The court noted that the Department had harshly dealt with the assessee, who had filed the return through a Chartered Accountant. The Department could have taken a more reasonable stand, especially since the law favored the assessee. The court referred to CBDT Circular No. 13/2017, which clarified that salary credited in the NRE account of a non-resident seafarer should not be included in total income merely because it was credited in an Indian bank account. The court also cited Circular No. 14 (XL-35) of 1995, which directed officers to assist taxpayers in claiming reliefs.

The court emphasized the duty of the Income Tax Officer to apply relevant provisions to determine the true taxable income, as held by the Supreme Court in Commissioner of Income Tax, Delhi Vs. Mahalaxmi Sugar Mills Co. Ltd. The court found that the assessing officer and CIT(A) had ignored these principles and the circulars issued by the Board.
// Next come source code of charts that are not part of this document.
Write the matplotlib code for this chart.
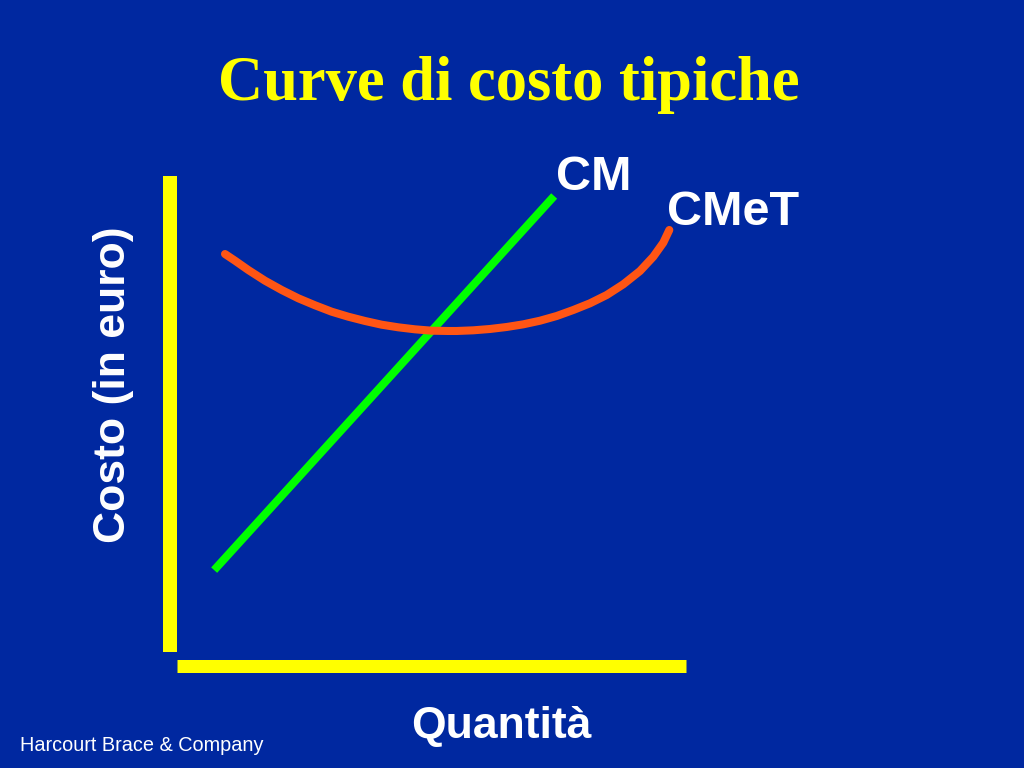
import numpy as np
import matplotlib
matplotlib.use("Agg")
import matplotlib.pyplot as plt

# data (arbitrary units, 0..10 on both axes)
cm_q = [0.73, 7.41]
cm_cost = [1.72, 9.58]

cmet_q = [0.943, 1.139, 1.401, 1.729, 2.057, 2.383, 2.711, 3.039, 3.365, 3.694,
	4.022, 4.348, 4.676, 5.004, 5.330, 5.495, 5.821, 6.149, 6.477, 6.804,
	7.132, 7.460, 7.786, 8.114, 8.442, 8.768, 9.096, 9.358, 9.554, 9.672]
cmet_cost = [8.361, 8.221, 8.025, 7.800, 7.605, 7.431, 7.284, 7.149, 7.044, 6.954,
	6.876, 6.821, 6.779, 6.750, 6.744, 6.744, 6.758, 6.786, 6.828, 6.884,
	6.960, 7.059, 7.185, 7.326, 7.500, 7.725, 8.004, 8.305, 8.599, 8.866]

title = "Curve di costo tipiche"
xlabel = "Quantità"
ylabel = "Costo (in euro)"
footer = "Harcourt Brace & Company"

BG = "#0028A0"
YELLOW = "#FFFF00"
GREEN = "#00FF00"
ORANGE = "#FF5514"

W, H = 1024, 768

def fx(px):
	return px / W

def fy(py):
	return 1 - py / H

fig = plt.figure(figsize=(W / 100, H / 100), dpi=100, facecolor=BG)

# axes box in pixels: left 177, right 686, top 176, bottom 652
ax = fig.add_axes([fx(177), fy(652), (686 - 177) / W, (652 - 176) / H])
ax.set_facecolor(BG)
ax.set_xlim(0, 10)
ax.set_ylim(0, 10)
ax.set_xticks([])
ax.set_yticks([])

for s in ["top", "right"]:
	ax.spines[s].set_visible(False)
# thick yellow axes, slightly detached like on the slide
ax.spines["left"].set_position(("outward", 7 * 72 / 100))
ax.spines["left"].set_linewidth(14 * 72 / 100)
ax.spines["left"].set_color(YELLOW)
ax.spines["left"].set_capstyle("butt")
ax.spines["bottom"].set_position(("outward", 13.5 * 72 / 100))
ax.spines["bottom"].set_linewidth(13 * 72 / 100)
ax.spines["bottom"].set_color(YELLOW)
ax.spines["bottom"].set_capstyle("butt")

ax.plot(cm_q, cm_cost, color=GREEN, lw=5.8, solid_capstyle="butt", clip_on=False)
ax.plot(cmet_q, cmet_cost, color=ORANGE, lw=5.8, solid_capstyle="round",
	solid_joinstyle="round", clip_on=False)

fig.text(fx(509), fy(100), title, color=YELLOW, fontsize=45, fontweight="bold",
	family="Liberation Serif", ha="center", va="baseline")

fig.text(fx(556), fy(190), "CM", color="white", fontsize=35, fontweight="bold",
	family="Liberation Sans", ha="left", va="baseline")
fig.text(fx(667), fy(225), "CMeT", color="white", fontsize=35, fontweight="bold",
	family="Liberation Sans", ha="left", va="baseline")

fig.text(fx(113), fy(385), ylabel, color="white", fontsize=32, fontweight="bold",
	family="Liberation Sans", ha="center", va="center", rotation=90)
fig.text(fx(501), fy(738), xlabel, color="white", fontsize=32, fontweight="bold",
	family="Liberation Sans", ha="center", va="baseline")

fig.text(fx(20), fy(751), footer, color="white", fontsize=14.3,
	family="Liberation Sans", ha="left", va="baseline")

fig.savefig("out.png", dpi=100, facecolor=BG)
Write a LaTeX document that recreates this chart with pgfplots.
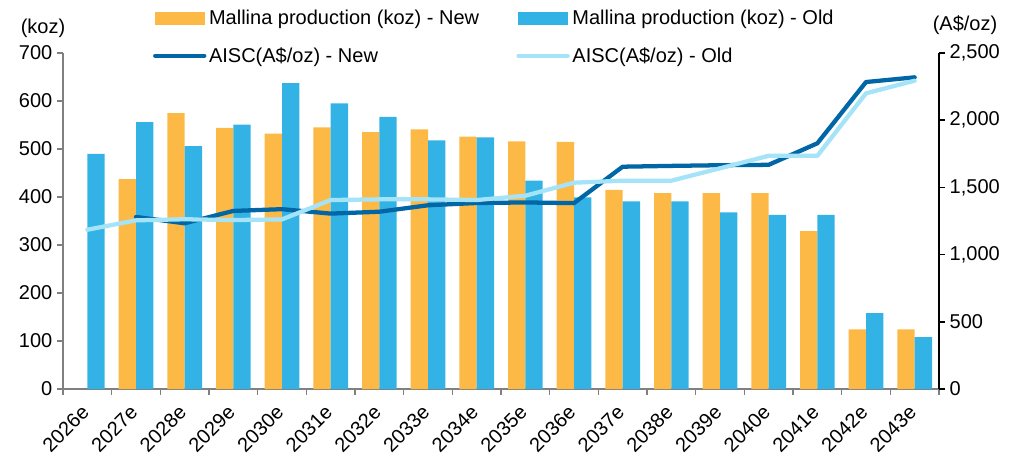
\documentclass[border=0pt]{standalone}
\usepackage{fontspec}
\setmainfont{Liberation Sans}
\usepackage{pgfplots}
\pgfplotsset{compat=1.18}
\definecolor{cnew}{RGB}{253,185,69}
\definecolor{cold}{RGB}{51,179,229}
\definecolor{lnew}{RGB}{0,102,166}
\definecolor{lold}{RGB}{165,228,248}
\definecolor{axgray}{RGB}{128,128,128}
\newcommand{\ff}{\fontsize{15}{18}\selectfont}
\begin{document}
\begin{tikzpicture}
\useasboundingbox (0,0) rectangle (768.75pt,342.75pt);
\pgfplotsset{
  common/.style={
    at={(47.25pt,51pt)}, anchor=south west,
    scale only axis, width=657pt, height=252pt,
    xmin=-0.5, xmax=17.5,
    /pgf/number format/assume math mode=true,
    tick label style={font=\ff},
    tick align=outside,
    major tick length=4.5pt,
    clip=false,
  }
}
\begin{axis}[common,
  ymin=0, ymax=700, ytick={0,100,...,700},
  axis x line*=bottom, axis y line*=left,
  axis line style={axgray, line width=1.2pt},
  tick style={axgray, line width=1.2pt},
  xtick={-0.5,0.5,1.5,2.5,3.5,4.5,5.5,6.5,7.5,8.5,9.5,10.5,11.5,12.5,13.5,14.5,15.5,16.5,17.5},
  xticklabels={},
  extra x ticks={0,1,2,3,4,5,6,7,8,9,10,11,12,13,14,15,16,17},
  extra x tick labels={2026e,2027e,2028e,2029e,2030e,2031e,2032e,2033e,2034e,2035e,2036e,2037e,2038e,2039e,2040e,2041e,2042e,2043e},
  extra x tick style={major tick length=0pt, tick style={draw=none}},
  x tick label style={xshift=1pt, yshift=-12.5pt, rotate=45, anchor=east},
  ybar, bar width=13pt,
]
\addplot[fill=cnew, draw=none, bar shift=-6.5pt] coordinates {
(1,437) (2,575) (3,544) (4,532) (5,545) (6,535) (7,541) (8,526) (9,516)
(10,515) (11,415) (12,408) (13,408) (14,408) (15,329) (16,124) (17,124)};
\addplot[fill=cold, draw=none, bar shift=6.5pt] coordinates {
(0,490) (1,556) (2,506) (3,551) (4,637) (5,595) (6,567) (7,518) (8,524)
(9,434) (10,399) (11,391) (12,391) (13,368) (14,363) (15,363) (16,158) (17,108)};
\node[font=\ff] at (rel axis cs:-0.0228,1.074) {(koz)};
\end{axis}
\begin{axis}[common,
  ymin=0, ymax=2500, ytick={0,500,...,2500},
  /pgf/number format/1000 sep={,},
  axis x line=none, axis y line*=right,
  axis line style={black, line width=1.2pt},
  tick style={black, line width=1.2pt},
  legend columns=2,
  legend cell align=left,
  legend style={at={(0.098,1.146)}, anchor=north west, draw=none, fill=none,
    font=\ff, row sep=12pt,
    /tikz/every even column/.append style={column sep=26pt}},
]
\addlegendimage{legend image code/.code={\fill[cnew] (0pt,-4.5pt) rectangle (36.75pt,4.5pt);}}
\addlegendentry{Mallina production (koz) - New}
\addlegendimage{legend image code/.code={\fill[cold] (0pt,-4.5pt) rectangle (36.75pt,4.5pt);}}
\addlegendentry{Mallina production (koz) - Old}
\addplot[lnew, line width=3.2pt, line join=round, line cap=round,
  legend image code/.code={\draw[lnew, line width=3.2pt, line cap=round] (0pt,0pt) -- (36.75pt,0pt);}]
coordinates {
(1,1280) (2,1233) (3,1325) (4,1338) (5,1305) (6,1319) (7,1367) (8,1384) (9,1388)
(10,1383) (11,1654) (12,1660) (13,1665) (14,1668) (15,1828) (16,2284) (17,2319)};
\addlegendentry{AISC(A\$/oz) - New}
\addplot[lold, line width=3.2pt, line join=round, line cap=round,
  legend image code/.code={\draw[lold, line width=3.2pt, line cap=round] (0pt,0pt) -- (36.75pt,0pt);}]
coordinates {
(0,1185) (1,1255) (2,1263) (3,1257) (4,1262) (5,1406) (6,1411) (7,1411) (8,1406)
(9,1438) (10,1535) (11,1550) (12,1550) (13,1642) (14,1735) (15,1735) (16,2200) (17,2294)};
\addlegendentry{AISC(A\$/oz) - Old}
\node[font=\ff] at (rel axis cs:1.0297,1.083) {(A\$/oz)};
\end{axis}
\end{tikzpicture}
\end{document}
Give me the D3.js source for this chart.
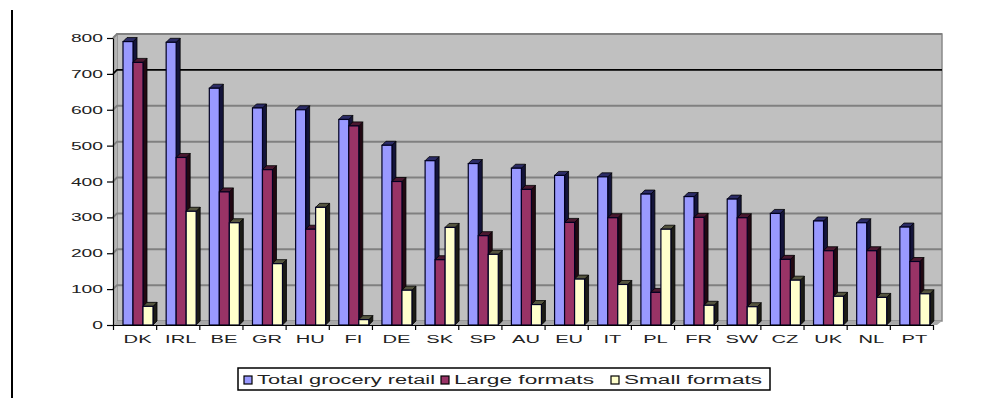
<!DOCTYPE html>
<html>
<head>
<meta charset="utf-8">
<script src="https://cdn.jsdelivr.net/npm/d3@7"></script>
<style>
  body { margin: 0; background: #fff; }
  svg { display: block; font-family: "Liberation Sans", Arial, sans-serif; }
</style>
</head>
<body>
<div id="chart"></div>
<script>
const categories = ["DK", "IRL", "BE", "GR", "HU", "FI", "DE", "SK", "SP", "AU", "EU", "IT", "PL", "FR", "SW", "CZ", "UK", "NL", "PT"];
const totalRetail = [790, 788, 660, 605, 600, 573, 501, 458, 450, 437, 417, 413, 365, 358, 351, 311, 290, 285, 273];
const largeFormats = [732, 467, 371, 433, 267, 555, 400, 182, 249, 378, 286, 299, 91, 300, 299, 183, 207, 207, 177];
const smallFormats = [52, 317, 285, 171, 328, 15, 97, 272, 197, 57, 128, 113, 267, 55, 51, 125, 80, 77, 87];
const seriesNames = ["Total grocery retail", "Large formats", "Small formats"];
const yTicks = [0, 100, 200, 300, 400, 500, 600, 700, 800];

const colors = {
    "Total grocery retail": {front: "#9999FF", side: "#14143a", top: "#2b2b66"},
    "Large formats": {front: "#993366", side: "#220812", top: "#4a1830"},
    "Small formats": {front: "#FFFFCC", side: "#1c1c16", top: "#55553f"}
};

const width = 983;
const height = 398;
const x0 = 113, x1 = 933, yTop = 38, yBot = 325;
const depthX = 4, depthY = 4;
const textStretch = 1.75;

const svg = d3.select("#chart")
    .append("svg")
    .attr("width", width)
    .attr("height", height);

// page border line on the left
svg.append("line")
    .attr("x1", 12).attr("x2", 12)
    .attr("y1", 10).attr("y2", height)
    .attr("stroke", "#000").attr("stroke-width", 2);

const xScale = d3.scaleBand()
    .domain(categories)
    .range([x0, x1]);

const seriesScale = d3.scaleBand()
    .domain(seriesNames)
    .range([10, 40]);

const yScale = d3.scaleLinear()
    .domain([0, 800])
    .range([yBot, yTop]);

// walls
svg.append("rect")
    .attr("x", x0 + depthX).attr("y", yTop - depthY)
    .attr("width", 942 - x0 - depthX).attr("height", yBot - yTop)
    .attr("fill", "#C0C0C0")
    .attr("stroke", "#8a8a8a").attr("stroke-width", 1.5);
svg.append("polygon")
    .attr("points", `${x0},${yTop} ${x0 + depthX},${yTop - depthY} ${x0 + depthX},${yBot - depthY} ${x0},${yBot}`)
    .attr("fill", "#b4b4b4");
svg.append("polygon")
    .attr("points", `${x0},${yBot} ${x0 + depthX},${yBot - depthY} 942,${yBot - depthY} ${x1 + 4},${yBot}`)
    .attr("fill", "#a8a8a8");

// gridlines on the back wall
svg.append("g")
    .selectAll("path")
    .data(yTicks.filter(d => d > 0))
    .join("path")
    .attr("d", d => `M${x0},${yScale(d)} L${x0 + depthX},${yScale(d) - depthY} L942,${yScale(d) - depthY}`)
    .attr("fill", "none")
    .attr("stroke", d => d === 700 ? "#000" : "#808080")
    .attr("stroke-width", d => d === 700 ? 1.6 : 2);

// bars
const barW = seriesScale.bandwidth();
seriesNames.forEach((name, si) => {
    const values = [totalRetail, largeFormats, smallFormats][si];
    const g = svg.append("g");
    const c = colors[name];
    categories.forEach((cat, i) => {
        const bx = xScale(cat) + seriesScale(name);
        const by = yScale(values[i]);
        g.append("polygon")
            .attr("points", `${bx + barW},${by} ${bx + barW + depthX},${by - depthY} ${bx + barW + depthX},${yBot - depthY} ${bx + barW},${yBot}`)
            .attr("fill", c.side)
            .attr("stroke", "#000").attr("stroke-width", 0.8);
        g.append("polygon")
            .attr("points", `${bx},${by} ${bx + depthX},${by - depthY} ${bx + barW + depthX},${by - depthY} ${bx + barW},${by}`)
            .attr("fill", c.top)
            .attr("stroke", "#000").attr("stroke-width", 0.8);
        g.append("rect")
            .attr("x", bx).attr("y", by)
            .attr("width", barW).attr("height", yBot - by)
            .attr("fill", c.front)
            .attr("stroke", "#000022").attr("stroke-width", 1.2);
    });
});

// y axis
const yAxis = svg.append("g")
    .attr("transform", `translate(${x0},0)`)
    .call(d3.axisLeft(yScale).tickValues(yTicks).tickSize(6).tickSizeOuter(0));
yAxis.select(".domain").attr("stroke", "#000").attr("stroke-width", 1.2);
yAxis.selectAll(".tick line").attr("stroke", "#000").attr("stroke-width", 1.2);
yAxis.selectAll(".tick text")
    .attr("x", -10 / textStretch)
    .attr("transform", `scale(${textStretch},1)`)
    .attr("font-size", 11)
    .attr("fill", "#222");

// x axis: boundary ticks and centered labels
const boundary = d3.scaleLinear().domain([0, categories.length]).range([x0, x1]);
const xTicks = svg.append("g")
    .attr("transform", `translate(0,${yBot})`)
    .call(d3.axisBottom(boundary).tickValues(d3.range(categories.length + 1)).tickSize(5).tickSizeOuter(0).tickFormat(""));
xTicks.select(".domain").attr("stroke", "#000").attr("stroke-width", 1.2);
xTicks.selectAll(".tick line").attr("stroke", "#000").attr("stroke-width", 1.2);

const xLabels = svg.append("g")
    .attr("transform", `translate(${3},${yBot})`)
    .call(d3.axisBottom(xScale).tickSize(0).tickPadding(10));
xLabels.select(".domain").remove();
xLabels.selectAll(".tick text")
    .attr("transform", `scale(${textStretch},1)`)
    .attr("x", 0)
    .attr("font-size", 11.5)
    .attr("fill", "#222");

// legend
const legend = svg.append("g").attr("transform", "translate(238,368)");
legend.append("rect")
    .attr("width", 532).attr("height", 22)
    .attr("fill", "#fff").attr("stroke", "#000").attr("stroke-width", 1.5);
const legendX = [6, 203, 373];
const legendW = [178, 140, 138];
seriesNames.forEach((name, i) => {
    const item = legend.append("g").attr("transform", `translate(${legendX[i]},0)`);
    item.append("rect")
        .attr("x", 0).attr("y", 8)
        .attr("width", 8).attr("height", 8)
        .attr("fill", colors[name].front)
        .attr("stroke", "#000").attr("stroke-width", 1.2);
    item.append("text")
        .attr("x", 13).attr("y", 16)
        .attr("font-size", 12.5)
        .attr("fill", "#222")
        .attr("textLength", legendW[i])
        .attr("lengthAdjust", "spacingAndGlyphs")
        .text(name);
});
</script>
</body>
</html>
The court also referred to the decision in Smt. Sumana Bandyopadhyay & Anr. Vs. The Deputy Director of Income Tax, (International Taxation), which addressed a similar issue, and the Supreme Court's ruling in ACIT vs. Sourashtra Kutch Stock Exchange, which held that non-consideration of a jurisdictional court's decision constitutes a "mistake apparent from the record."

Conclusion
The court allowed the appeal, quashing the orders of the tribunal, CIT(A), and DCIT (International Taxation). The court directed the assessing officer to review the assessment, exclude the foreign income under Section 10(6)(viii) of the Act, and grant relief to the assessee within six weeks.